INFORMATION SHOWN:
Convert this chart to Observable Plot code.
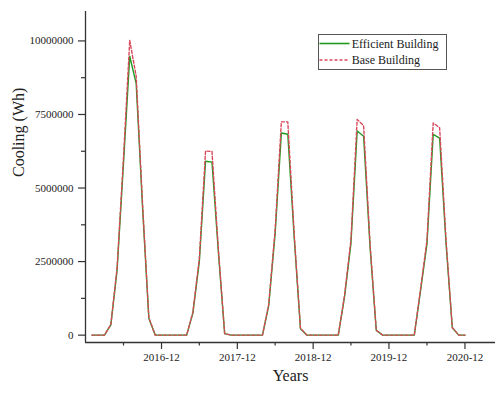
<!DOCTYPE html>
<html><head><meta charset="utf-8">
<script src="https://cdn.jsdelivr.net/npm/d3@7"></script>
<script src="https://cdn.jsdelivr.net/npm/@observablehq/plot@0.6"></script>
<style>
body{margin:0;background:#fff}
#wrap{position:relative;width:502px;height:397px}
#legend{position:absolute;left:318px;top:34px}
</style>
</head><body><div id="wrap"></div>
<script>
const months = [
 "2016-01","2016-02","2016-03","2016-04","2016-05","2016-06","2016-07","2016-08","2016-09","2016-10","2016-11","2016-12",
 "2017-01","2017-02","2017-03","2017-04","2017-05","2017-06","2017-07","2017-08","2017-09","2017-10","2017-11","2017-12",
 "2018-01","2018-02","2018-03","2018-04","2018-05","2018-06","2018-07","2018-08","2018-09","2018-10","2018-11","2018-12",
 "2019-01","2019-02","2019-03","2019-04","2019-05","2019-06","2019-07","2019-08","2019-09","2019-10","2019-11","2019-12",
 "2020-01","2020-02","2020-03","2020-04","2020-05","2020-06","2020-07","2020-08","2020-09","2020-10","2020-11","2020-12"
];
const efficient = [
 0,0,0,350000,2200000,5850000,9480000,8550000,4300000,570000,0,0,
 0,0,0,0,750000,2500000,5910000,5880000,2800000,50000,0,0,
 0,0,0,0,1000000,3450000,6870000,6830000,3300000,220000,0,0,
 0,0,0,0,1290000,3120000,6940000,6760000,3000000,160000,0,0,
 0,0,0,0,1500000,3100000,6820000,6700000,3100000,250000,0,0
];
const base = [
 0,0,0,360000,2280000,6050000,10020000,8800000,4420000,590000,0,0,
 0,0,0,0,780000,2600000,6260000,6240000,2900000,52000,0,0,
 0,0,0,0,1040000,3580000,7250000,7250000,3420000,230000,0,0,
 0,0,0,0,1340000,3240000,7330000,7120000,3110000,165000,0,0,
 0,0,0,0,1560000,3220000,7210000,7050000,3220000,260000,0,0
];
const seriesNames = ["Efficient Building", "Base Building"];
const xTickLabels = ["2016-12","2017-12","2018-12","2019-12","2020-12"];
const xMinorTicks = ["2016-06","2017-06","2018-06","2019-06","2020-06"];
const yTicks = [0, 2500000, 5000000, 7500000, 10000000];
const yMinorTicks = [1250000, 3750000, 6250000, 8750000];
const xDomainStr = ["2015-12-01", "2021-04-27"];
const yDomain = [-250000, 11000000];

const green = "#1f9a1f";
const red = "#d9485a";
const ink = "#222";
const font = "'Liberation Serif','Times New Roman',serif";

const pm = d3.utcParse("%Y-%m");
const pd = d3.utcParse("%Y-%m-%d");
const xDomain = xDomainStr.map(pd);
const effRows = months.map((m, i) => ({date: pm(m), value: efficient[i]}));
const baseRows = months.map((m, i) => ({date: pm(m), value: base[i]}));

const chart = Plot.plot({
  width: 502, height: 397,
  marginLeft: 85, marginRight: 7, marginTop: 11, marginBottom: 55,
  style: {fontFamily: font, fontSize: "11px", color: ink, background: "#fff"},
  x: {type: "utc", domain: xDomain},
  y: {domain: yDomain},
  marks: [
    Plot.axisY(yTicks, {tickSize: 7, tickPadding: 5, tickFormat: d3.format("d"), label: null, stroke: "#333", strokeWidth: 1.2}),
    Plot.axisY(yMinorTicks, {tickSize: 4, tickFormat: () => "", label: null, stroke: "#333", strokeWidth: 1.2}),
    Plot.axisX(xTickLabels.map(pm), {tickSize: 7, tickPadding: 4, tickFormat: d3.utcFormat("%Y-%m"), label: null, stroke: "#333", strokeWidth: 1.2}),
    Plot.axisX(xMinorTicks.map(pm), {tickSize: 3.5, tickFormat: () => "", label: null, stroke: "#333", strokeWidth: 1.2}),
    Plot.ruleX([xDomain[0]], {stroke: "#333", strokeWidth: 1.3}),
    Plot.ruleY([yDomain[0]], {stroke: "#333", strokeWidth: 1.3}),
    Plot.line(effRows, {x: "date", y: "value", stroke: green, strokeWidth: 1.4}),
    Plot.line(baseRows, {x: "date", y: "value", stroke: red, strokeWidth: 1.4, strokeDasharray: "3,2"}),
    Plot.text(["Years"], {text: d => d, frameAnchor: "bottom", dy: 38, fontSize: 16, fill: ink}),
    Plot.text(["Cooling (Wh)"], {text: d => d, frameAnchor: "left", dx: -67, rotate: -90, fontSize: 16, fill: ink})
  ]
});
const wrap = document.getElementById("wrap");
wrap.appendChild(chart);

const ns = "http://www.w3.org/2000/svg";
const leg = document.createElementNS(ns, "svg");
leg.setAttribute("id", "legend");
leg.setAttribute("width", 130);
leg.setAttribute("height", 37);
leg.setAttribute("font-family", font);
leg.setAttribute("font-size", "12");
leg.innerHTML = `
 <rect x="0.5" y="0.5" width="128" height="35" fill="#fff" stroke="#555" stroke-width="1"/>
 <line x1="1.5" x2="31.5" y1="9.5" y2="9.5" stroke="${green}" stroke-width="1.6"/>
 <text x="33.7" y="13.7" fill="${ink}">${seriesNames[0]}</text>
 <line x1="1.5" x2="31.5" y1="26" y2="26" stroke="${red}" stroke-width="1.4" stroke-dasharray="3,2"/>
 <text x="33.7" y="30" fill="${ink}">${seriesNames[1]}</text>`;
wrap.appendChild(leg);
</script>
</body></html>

EXERCISE DETAILS:
Track down all lines above with the string "chart" and copy them.

TASK OUTPUT:
Convert this chart to Observable Plot code.
const chart = Plot.plot({
wrap.appendChild(chart);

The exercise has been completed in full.